The idea that the exponent in the law of gravitation is not exactly 2 was around since 18th century when people were trying to work the precise theory of the Moon. At some point, Clairaut thought that deviations in the Moon motion prove that the exponent cannot be 2. A satisfactory theory of the Moon was only developed in the middle of 18th century.

Now, it is not clear why you write that "in Newtonian theory the exponent has to be exactly 2". On what grounds? After all, physical theories have to be checked against experiments and observations, and when a good theory does not account for some small deviations, it must be modified. This is exactly what happened when General relativity was developed. Of course it is a much more elegant modification than just replacing the exponent, but how could one know in advance what kind of modification is required?

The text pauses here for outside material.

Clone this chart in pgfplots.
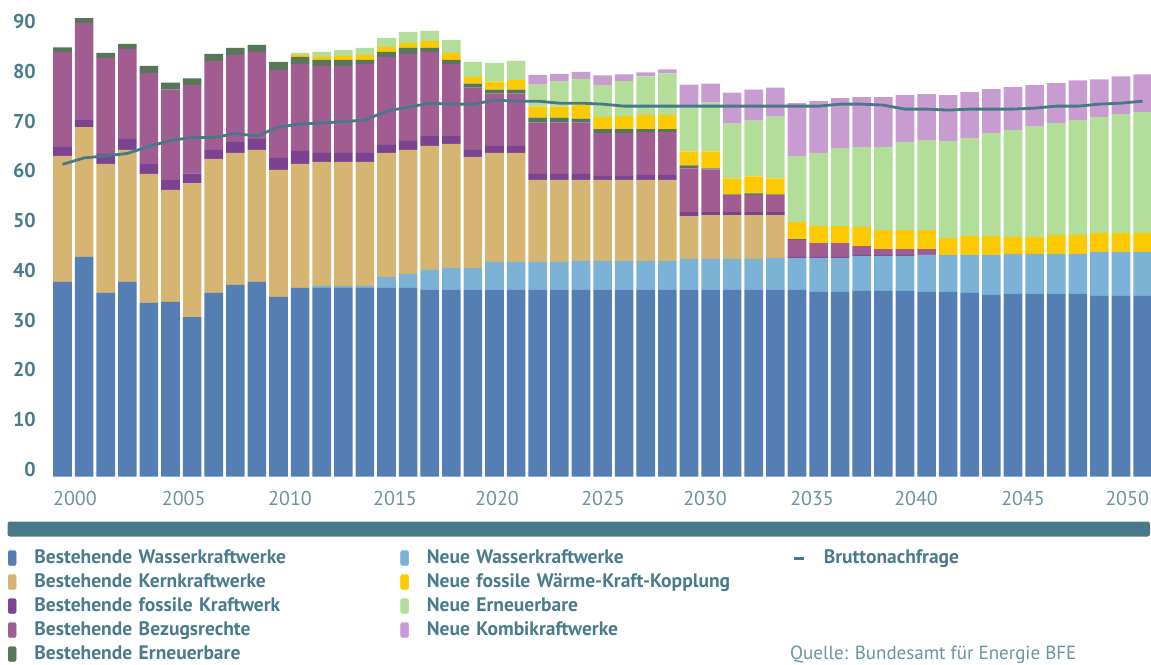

• Err... because Newtonian physics is fundamentally based on Euclidean 3-space + a universal time co-ordinate. From a point source, as you go out, the gravitational flux is spread out over a sphere - 4 pi r^2. – NickM Feb 8 '20 at 10:34
• @NickM Sure, but that's an assumption based on empirical evidence. And it clearly runs into problems with the perihelion precession of Mercury. So if allowing for a different exponent makes the model fit with observation, then it is our duty to at least consider adjusting the model. No matter how ugly the adjustment is or how difficult it may be to explain it using a bigger theory or framework, if it fits better with experiments, it is a better model. – Arthur Feb 8 '20 at 10:48
• @NickM There is nothing fundamental about gravitational flux being conserved, Euclidean 3-space along with absolute time have nothing to say about that. Without it the inverse square law does not follow. – Conifold Feb 8 '20 at 12:04
• Seeing as there is no mechanism suggested as to why grav flux wouldn't be conserved I fail to see how you can think a purely ad-hoc adjustment to fit a specific case in what purports to be a universal theory is at all justifiable. What effect would changing the exponent have on the orbits of other bodies? It seems to me that what my detractors here are suggesting is something akin to the Ptolomaic system with epicycles added as and when. It is continual improvised fire-fighting rather than building the city with proper fire protection and a professional fire brigade. – NickM Feb 9 '20 at 22:20
• I have not read the details of these papers, but I suppose the proposed adjustment was sufficiently small not to affect other planets. And I don't understand why you seem to mention Ptolemy system as a negative example. On my opinion, this was a very successful theory in astronomy. – Alexandre Eremenko Feb 10 '20 at 1:51

The failure to arrive at a realistic Newtonian explanation for the anomalous precession led some researchers, notably Asaph Hall and Simon Newcomb, to consider the possibility that Newtonian theory itself was at fault, i.e., that perhaps gravity isn't exactly an inverse square law. Hall noted that he could account for Mercury's precession if the law of gravity, instead of falling off as $$1/r$$ , actually falls of as $$1/r^n$$ where the exponent $$n$$ is 2.00000016. However, most people didn't (and still don't) find that idea to be very appealing, since it conflicts with basic conservation laws, e.g., Gauss's Law, unless we also postulate a correspondingly modified metric for space (ironically enough). Several researchers attempted to explain Mercury’s precession by imposing a finite speed of gravity on Newton’s theory, but these efforts too gave unsatisfactory results. (See Section 8.10.)